Data:
════

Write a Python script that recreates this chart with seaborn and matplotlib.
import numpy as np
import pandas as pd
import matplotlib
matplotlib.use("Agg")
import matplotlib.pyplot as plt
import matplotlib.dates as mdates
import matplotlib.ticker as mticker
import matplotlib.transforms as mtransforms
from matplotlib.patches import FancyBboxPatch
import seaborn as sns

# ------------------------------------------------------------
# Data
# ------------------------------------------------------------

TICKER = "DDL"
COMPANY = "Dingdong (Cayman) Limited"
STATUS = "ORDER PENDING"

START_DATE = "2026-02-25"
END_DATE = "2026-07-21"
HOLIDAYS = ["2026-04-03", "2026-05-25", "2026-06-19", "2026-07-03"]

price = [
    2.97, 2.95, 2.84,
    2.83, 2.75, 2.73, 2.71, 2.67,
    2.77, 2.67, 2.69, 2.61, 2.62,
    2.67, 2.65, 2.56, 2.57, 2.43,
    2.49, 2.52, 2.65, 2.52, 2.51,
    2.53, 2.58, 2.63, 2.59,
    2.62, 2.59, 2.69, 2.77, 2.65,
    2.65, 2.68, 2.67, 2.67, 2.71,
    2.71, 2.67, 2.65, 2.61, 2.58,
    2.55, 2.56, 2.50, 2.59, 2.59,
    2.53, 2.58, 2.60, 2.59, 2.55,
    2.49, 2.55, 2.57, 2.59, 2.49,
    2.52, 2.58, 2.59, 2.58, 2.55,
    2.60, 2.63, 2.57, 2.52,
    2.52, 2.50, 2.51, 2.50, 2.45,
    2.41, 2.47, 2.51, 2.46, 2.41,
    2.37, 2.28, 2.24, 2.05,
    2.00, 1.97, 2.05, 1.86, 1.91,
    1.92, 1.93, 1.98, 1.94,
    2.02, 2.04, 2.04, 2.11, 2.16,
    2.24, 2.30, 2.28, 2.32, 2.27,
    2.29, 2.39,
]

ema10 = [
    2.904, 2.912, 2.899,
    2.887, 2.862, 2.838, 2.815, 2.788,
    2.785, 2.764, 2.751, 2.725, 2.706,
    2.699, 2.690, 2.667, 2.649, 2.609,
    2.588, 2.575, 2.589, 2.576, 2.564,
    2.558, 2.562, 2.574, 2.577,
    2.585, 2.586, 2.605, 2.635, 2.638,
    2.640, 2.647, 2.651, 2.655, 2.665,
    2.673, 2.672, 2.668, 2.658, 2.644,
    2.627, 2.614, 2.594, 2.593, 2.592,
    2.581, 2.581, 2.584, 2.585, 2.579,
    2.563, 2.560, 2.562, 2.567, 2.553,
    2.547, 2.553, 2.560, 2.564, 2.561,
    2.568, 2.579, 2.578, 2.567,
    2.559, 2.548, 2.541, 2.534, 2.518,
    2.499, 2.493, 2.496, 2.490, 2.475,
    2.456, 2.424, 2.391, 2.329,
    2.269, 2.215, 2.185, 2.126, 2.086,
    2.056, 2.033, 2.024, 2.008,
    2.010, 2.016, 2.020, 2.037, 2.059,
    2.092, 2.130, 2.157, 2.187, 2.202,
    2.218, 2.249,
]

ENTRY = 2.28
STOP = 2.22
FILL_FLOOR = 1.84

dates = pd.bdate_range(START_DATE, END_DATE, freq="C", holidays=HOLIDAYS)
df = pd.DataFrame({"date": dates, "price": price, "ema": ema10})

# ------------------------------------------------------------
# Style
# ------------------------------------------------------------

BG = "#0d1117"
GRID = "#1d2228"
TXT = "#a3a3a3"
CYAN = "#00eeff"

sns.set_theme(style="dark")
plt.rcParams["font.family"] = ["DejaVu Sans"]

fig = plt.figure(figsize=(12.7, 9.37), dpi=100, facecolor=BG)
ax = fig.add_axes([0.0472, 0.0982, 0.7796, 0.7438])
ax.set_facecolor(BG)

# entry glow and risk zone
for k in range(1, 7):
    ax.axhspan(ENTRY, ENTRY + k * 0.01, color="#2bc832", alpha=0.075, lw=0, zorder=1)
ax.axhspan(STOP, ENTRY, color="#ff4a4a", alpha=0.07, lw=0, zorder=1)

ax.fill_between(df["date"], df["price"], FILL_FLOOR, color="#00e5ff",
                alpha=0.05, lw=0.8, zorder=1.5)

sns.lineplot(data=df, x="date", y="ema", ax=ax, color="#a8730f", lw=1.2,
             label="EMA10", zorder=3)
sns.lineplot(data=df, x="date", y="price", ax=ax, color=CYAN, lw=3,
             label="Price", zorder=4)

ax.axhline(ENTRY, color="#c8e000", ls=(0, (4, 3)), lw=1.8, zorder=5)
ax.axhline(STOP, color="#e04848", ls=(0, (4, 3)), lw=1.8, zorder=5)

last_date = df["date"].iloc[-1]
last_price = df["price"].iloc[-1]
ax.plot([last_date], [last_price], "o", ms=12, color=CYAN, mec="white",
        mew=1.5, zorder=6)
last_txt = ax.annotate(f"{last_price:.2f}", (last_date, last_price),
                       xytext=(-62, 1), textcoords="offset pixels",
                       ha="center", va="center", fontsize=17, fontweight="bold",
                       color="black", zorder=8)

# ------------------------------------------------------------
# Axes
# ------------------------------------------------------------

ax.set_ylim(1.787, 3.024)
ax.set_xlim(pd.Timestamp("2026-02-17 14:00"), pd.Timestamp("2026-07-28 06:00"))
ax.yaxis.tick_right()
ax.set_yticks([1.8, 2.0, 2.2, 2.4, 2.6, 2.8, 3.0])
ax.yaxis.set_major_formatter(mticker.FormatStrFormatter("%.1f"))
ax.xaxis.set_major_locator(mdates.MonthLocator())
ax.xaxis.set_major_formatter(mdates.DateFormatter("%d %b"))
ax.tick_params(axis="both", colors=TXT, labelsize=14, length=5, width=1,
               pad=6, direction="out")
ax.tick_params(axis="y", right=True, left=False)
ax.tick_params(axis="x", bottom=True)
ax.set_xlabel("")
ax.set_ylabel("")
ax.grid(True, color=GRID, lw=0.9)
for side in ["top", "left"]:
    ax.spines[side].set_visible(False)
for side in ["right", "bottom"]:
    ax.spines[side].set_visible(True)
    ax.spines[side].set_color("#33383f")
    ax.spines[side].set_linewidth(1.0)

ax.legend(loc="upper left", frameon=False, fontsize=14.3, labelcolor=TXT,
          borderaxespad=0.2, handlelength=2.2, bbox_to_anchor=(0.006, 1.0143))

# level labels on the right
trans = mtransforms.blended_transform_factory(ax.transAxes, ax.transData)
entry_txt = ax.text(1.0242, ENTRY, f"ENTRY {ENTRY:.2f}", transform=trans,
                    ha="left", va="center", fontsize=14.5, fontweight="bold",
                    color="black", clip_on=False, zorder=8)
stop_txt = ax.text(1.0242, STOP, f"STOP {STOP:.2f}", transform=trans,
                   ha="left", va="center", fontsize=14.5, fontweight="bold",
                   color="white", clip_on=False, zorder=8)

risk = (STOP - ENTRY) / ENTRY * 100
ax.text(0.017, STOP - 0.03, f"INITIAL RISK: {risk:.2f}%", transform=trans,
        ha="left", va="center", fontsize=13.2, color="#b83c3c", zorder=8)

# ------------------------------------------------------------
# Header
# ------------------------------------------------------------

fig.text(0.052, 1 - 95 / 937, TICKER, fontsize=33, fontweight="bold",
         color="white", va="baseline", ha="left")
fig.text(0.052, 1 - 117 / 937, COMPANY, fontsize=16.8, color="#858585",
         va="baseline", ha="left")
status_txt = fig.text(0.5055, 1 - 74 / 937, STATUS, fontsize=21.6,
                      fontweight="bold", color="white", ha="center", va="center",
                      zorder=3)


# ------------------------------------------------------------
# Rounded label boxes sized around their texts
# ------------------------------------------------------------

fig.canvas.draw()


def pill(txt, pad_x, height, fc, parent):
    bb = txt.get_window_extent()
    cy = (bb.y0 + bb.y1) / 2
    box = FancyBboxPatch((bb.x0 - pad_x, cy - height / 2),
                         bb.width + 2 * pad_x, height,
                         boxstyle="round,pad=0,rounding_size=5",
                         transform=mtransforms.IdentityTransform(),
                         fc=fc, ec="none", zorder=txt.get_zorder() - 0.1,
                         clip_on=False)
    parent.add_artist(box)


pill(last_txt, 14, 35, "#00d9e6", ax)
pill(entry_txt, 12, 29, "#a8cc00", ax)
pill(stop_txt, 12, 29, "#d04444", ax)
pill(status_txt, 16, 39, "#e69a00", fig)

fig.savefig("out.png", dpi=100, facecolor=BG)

════

Request:
Begin with the first line of the data above and, please, print each line exactly until you have printed the line containing "import seaborn as sns"; print nothing else.

Exercise answer:
Write a Python script that recreates this chart with seaborn and matplotlib.
import numpy as np
import pandas as pd
import matplotlib
matplotlib.use("Agg")
import matplotlib.pyplot as plt
import matplotlib.dates as mdates
import matplotlib.ticker as mticker
import matplotlib.transforms as mtransforms
from matplotlib.patches import FancyBboxPatch
import seaborn as sns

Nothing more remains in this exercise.